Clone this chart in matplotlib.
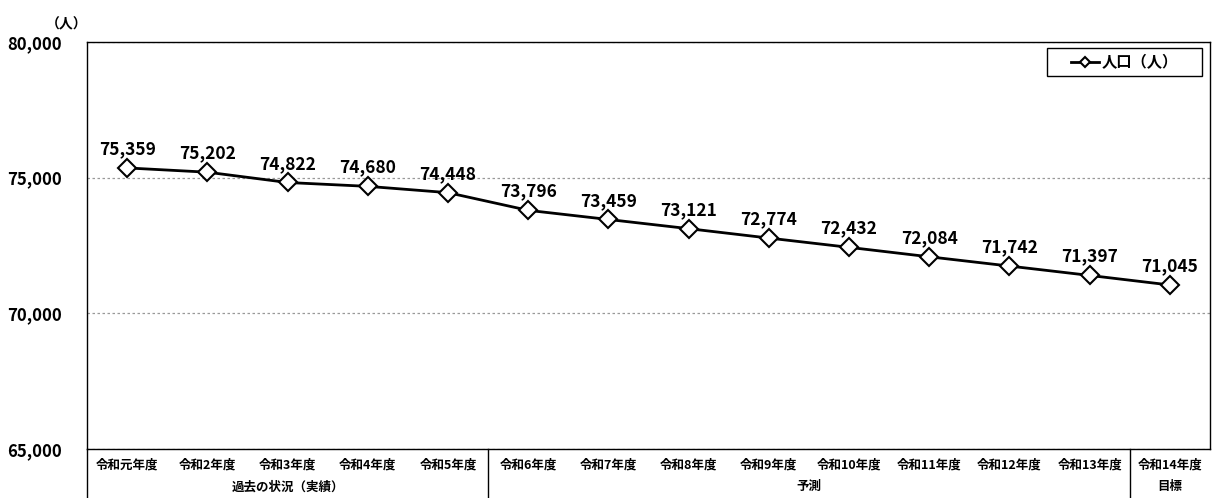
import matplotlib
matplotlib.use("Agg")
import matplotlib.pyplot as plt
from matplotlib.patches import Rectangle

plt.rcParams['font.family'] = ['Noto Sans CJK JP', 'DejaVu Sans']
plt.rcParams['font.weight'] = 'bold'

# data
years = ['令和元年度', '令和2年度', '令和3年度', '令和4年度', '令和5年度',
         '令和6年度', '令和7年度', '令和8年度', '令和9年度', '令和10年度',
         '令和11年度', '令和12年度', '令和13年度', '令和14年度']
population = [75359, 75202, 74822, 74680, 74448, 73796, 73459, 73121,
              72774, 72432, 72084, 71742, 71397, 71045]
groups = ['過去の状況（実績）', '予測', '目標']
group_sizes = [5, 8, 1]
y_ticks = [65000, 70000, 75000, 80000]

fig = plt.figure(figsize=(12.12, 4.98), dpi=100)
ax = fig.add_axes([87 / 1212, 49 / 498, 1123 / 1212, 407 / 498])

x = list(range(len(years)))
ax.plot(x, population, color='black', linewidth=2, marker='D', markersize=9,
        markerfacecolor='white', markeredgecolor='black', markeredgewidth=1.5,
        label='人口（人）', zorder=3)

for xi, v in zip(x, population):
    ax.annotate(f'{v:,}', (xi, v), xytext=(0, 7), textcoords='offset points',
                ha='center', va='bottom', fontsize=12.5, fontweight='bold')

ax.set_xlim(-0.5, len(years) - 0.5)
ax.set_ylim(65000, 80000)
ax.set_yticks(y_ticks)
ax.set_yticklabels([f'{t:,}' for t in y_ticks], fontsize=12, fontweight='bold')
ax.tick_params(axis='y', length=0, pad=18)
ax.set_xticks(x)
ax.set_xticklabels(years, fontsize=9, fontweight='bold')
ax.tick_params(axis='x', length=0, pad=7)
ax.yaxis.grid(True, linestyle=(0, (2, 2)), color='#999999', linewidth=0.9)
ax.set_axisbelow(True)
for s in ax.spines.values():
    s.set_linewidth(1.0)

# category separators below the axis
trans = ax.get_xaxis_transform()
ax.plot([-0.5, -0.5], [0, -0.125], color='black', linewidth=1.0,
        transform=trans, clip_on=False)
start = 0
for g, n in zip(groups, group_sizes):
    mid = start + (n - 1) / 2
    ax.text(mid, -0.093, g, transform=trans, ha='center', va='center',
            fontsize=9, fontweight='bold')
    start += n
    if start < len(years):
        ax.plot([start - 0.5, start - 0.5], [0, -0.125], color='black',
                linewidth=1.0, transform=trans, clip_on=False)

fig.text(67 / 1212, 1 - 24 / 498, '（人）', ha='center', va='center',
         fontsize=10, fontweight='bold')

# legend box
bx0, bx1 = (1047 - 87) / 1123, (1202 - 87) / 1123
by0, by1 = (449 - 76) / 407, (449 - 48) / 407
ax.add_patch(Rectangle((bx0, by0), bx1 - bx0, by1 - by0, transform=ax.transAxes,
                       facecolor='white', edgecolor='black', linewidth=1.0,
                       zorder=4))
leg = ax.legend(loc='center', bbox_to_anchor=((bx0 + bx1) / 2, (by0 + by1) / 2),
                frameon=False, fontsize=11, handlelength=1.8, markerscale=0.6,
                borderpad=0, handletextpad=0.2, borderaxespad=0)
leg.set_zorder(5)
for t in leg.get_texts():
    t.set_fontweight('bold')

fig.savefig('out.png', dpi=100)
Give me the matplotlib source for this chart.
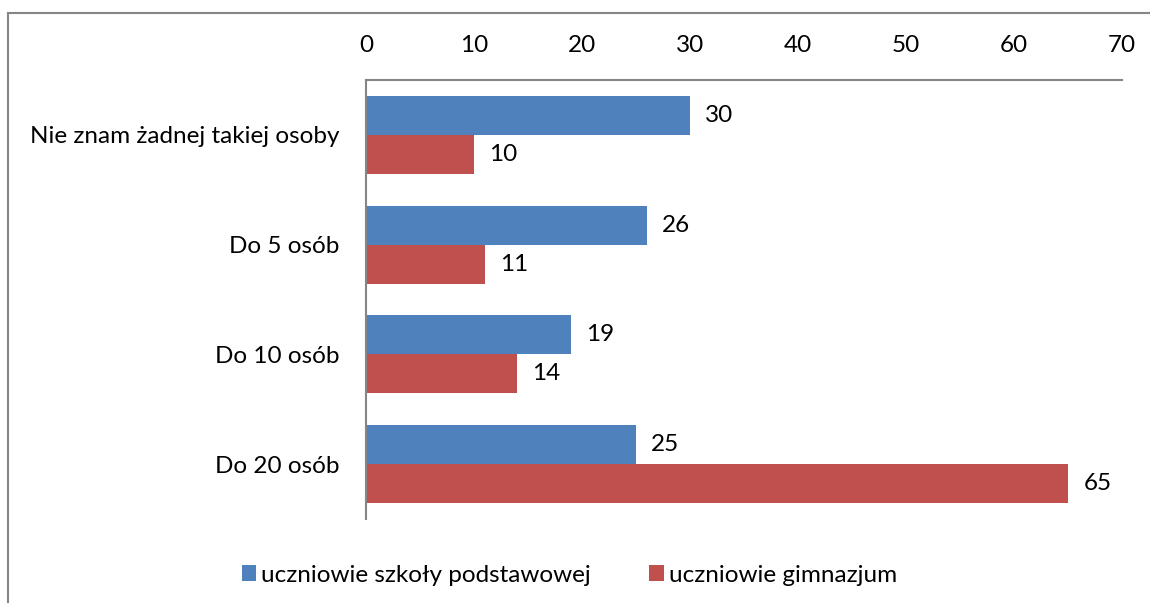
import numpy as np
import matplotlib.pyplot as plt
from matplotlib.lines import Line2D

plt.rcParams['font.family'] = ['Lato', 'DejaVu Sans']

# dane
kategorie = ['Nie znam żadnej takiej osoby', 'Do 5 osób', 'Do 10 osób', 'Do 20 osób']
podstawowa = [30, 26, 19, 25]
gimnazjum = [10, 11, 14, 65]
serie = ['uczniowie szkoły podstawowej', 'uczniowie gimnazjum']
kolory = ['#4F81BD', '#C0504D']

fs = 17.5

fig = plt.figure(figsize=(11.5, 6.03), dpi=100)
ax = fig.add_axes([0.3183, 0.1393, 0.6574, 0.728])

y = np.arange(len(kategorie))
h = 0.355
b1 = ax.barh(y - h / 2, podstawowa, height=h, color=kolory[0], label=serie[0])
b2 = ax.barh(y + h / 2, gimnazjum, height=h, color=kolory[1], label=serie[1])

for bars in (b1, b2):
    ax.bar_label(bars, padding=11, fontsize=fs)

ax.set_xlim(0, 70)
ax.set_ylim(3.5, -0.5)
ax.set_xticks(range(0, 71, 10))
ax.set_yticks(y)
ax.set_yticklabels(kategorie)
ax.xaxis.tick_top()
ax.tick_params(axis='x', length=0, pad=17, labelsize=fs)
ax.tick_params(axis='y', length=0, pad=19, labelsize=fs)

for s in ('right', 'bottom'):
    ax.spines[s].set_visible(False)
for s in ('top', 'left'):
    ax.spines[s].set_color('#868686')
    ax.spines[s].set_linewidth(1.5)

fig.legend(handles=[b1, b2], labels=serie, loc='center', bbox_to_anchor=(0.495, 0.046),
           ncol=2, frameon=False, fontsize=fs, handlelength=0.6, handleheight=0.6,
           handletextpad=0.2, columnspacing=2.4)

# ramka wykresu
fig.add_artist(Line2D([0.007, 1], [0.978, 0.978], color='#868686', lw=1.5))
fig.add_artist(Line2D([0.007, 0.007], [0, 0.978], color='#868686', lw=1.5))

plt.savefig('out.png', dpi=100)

-----

- [WHAT TO DO]: Reproduce each line word for word and drop the pictures.

- [RESULT OF THIS TASK]:
Clone this chart in matplotlib.
import matplotlib
matplotlib.use("Agg")
import matplotlib.pyplot as plt
from matplotlib.patches import Rectangle

plt.rcParams['font.family'] = ['Noto Sans CJK JP', 'DejaVu Sans']
plt.rcParams['font.weight'] = 'bold'

# data
years = ['令和元年度', '令和2年度', '令和3年度', '令和4年度', '令和5年度',
         '令和6年度', '令和7年度', '令和8年度', '令和9年度', '令和10年度',
         '令和11年度', '令和12年度', '令和13年度', '令和14年度']
population = [75359, 75202, 74822, 74680, 74448, 73796, 73459, 73121,
              72774, 72432, 72084, 71742, 71397, 71045]
groups = ['過去の状況（実績）', '予測', '目標']
group_sizes = [5, 8, 1]
y_ticks = [65000, 70000, 75000, 80000]

fig = plt.figure(figsize=(12.12, 4.98), dpi=100)
ax = fig.add_axes([87 / 1212, 49 / 498, 1123 / 1212, 407 / 498])

x = list(range(len(years)))
ax.plot(x, population, color='black', linewidth=2, marker='D', markersize=9,
        markerfacecolor='white', markeredgecolor='black', markeredgewidth=1.5,
        label='人口（人）', zorder=3)

for xi, v in zip(x, population):
    ax.annotate(f'{v:,}', (xi, v), xytext=(0, 7), textcoords='offset points',
                ha='center', va='bottom', fontsize=12.5, fontweight='bold')

ax.set_xlim(-0.5, len(years) - 0.5)
ax.set_ylim(65000, 80000)
ax.set_yticks(y_ticks)
ax.set_yticklabels([f'{t:,}' for t in y_ticks], fontsize=12, fontweight='bold')
ax.tick_params(axis='y', length=0, pad=18)
ax.set_xticks(x)
ax.set_xticklabels(years, fontsize=9, fontweight='bold')
ax.tick_params(axis='x', length=0, pad=7)
ax.yaxis.grid(True, linestyle=(0, (2, 2)), color='#999999', linewidth=0.9)
ax.set_axisbelow(True)
for s in ax.spines.values():
    s.set_linewidth(1.0)

# category separators below the axis
trans = ax.get_xaxis_transform()
ax.plot([-0.5, -0.5], [0, -0.125], color='black', linewidth=1.0,
        transform=trans, clip_on=False)
start = 0
for g, n in zip(groups, group_sizes):
    mid = start + (n - 1) / 2
    ax.text(mid, -0.093, g, transform=trans, ha='center', va='center',
            fontsize=9, fontweight='bold')
    start += n
    if start < len(years):
        ax.plot([start - 0.5, start - 0.5], [0, -0.125], color='black',
                linewidth=1.0, transform=trans, clip_on=False)

fig.text(67 / 1212, 1 - 24 / 498, '（人）', ha='center', va='center',
         fontsize=10, fontweight='bold')

# legend box
bx0, bx1 = (1047 - 87) / 1123, (1202 - 87) / 1123
by0, by1 = (449 - 76) / 407, (449 - 48) / 407
ax.add_patch(Rectangle((bx0, by0), bx1 - bx0, by1 - by0, transform=ax.transAxes,
                       facecolor='white', edgecolor='black', linewidth=1.0,
                       zorder=4))
leg = ax.legend(loc='center', bbox_to_anchor=((bx0 + bx1) / 2, (by0 + by1) / 2),
                frameon=False, fontsize=11, handlelength=1.8, markerscale=0.6,
                borderpad=0, handletextpad=0.2, borderaxespad=0)
leg.set_zorder(5)
for t in leg.get_texts():
    t.set_fontweight('bold')

fig.savefig('out.png', dpi=100)
Give me the matplotlib source for this chart.
import numpy as np
import matplotlib.pyplot as plt
from matplotlib.lines import Line2D

plt.rcParams['font.family'] = ['Lato', 'DejaVu Sans']

# dane
kategorie = ['Nie znam żadnej takiej osoby', 'Do 5 osób', 'Do 10 osób', 'Do 20 osób']
podstawowa = [30, 26, 19, 25]
gimnazjum = [10, 11, 14, 65]
serie = ['uczniowie szkoły podstawowej', 'uczniowie gimnazjum']
kolory = ['#4F81BD', '#C0504D']

fs = 17.5

fig = plt.figure(figsize=(11.5, 6.03), dpi=100)
ax = fig.add_axes([0.3183, 0.1393, 0.6574, 0.728])

y = np.arange(len(kategorie))
h = 0.355
b1 = ax.barh(y - h / 2, podstawowa, height=h, color=kolory[0], label=serie[0])
b2 = ax.barh(y + h / 2, gimnazjum, height=h, color=kolory[1], label=serie[1])

for bars in (b1, b2):
    ax.bar_label(bars, padding=11, fontsize=fs)

ax.set_xlim(0, 70)
ax.set_ylim(3.5, -0.5)
ax.set_xticks(range(0, 71, 10))
ax.set_yticks(y)
ax.set_yticklabels(kategorie)
ax.xaxis.tick_top()
ax.tick_params(axis='x', length=0, pad=17, labelsize=fs)
ax.tick_params(axis='y', length=0, pad=19, labelsize=fs)

for s in ('right', 'bottom'):
    ax.spines[s].set_visible(False)
for s in ('top', 'left'):
    ax.spines[s].set_color('#868686')
    ax.spines[s].set_linewidth(1.5)

fig.legend(handles=[b1, b2], labels=serie, loc='center', bbox_to_anchor=(0.495, 0.046),
           ncol=2, frameon=False, fontsize=fs, handlelength=0.6, handleheight=0.6,
           handletextpad=0.2, columnspacing=2.4)

# ramka wykresu
fig.add_artist(Line2D([0.007, 1], [0.978, 0.978], color='#868686', lw=1.5))
fig.add_artist(Line2D([0.007, 0.007], [0, 0.978], color='#868686', lw=1.5))

plt.savefig('out.png', dpi=100)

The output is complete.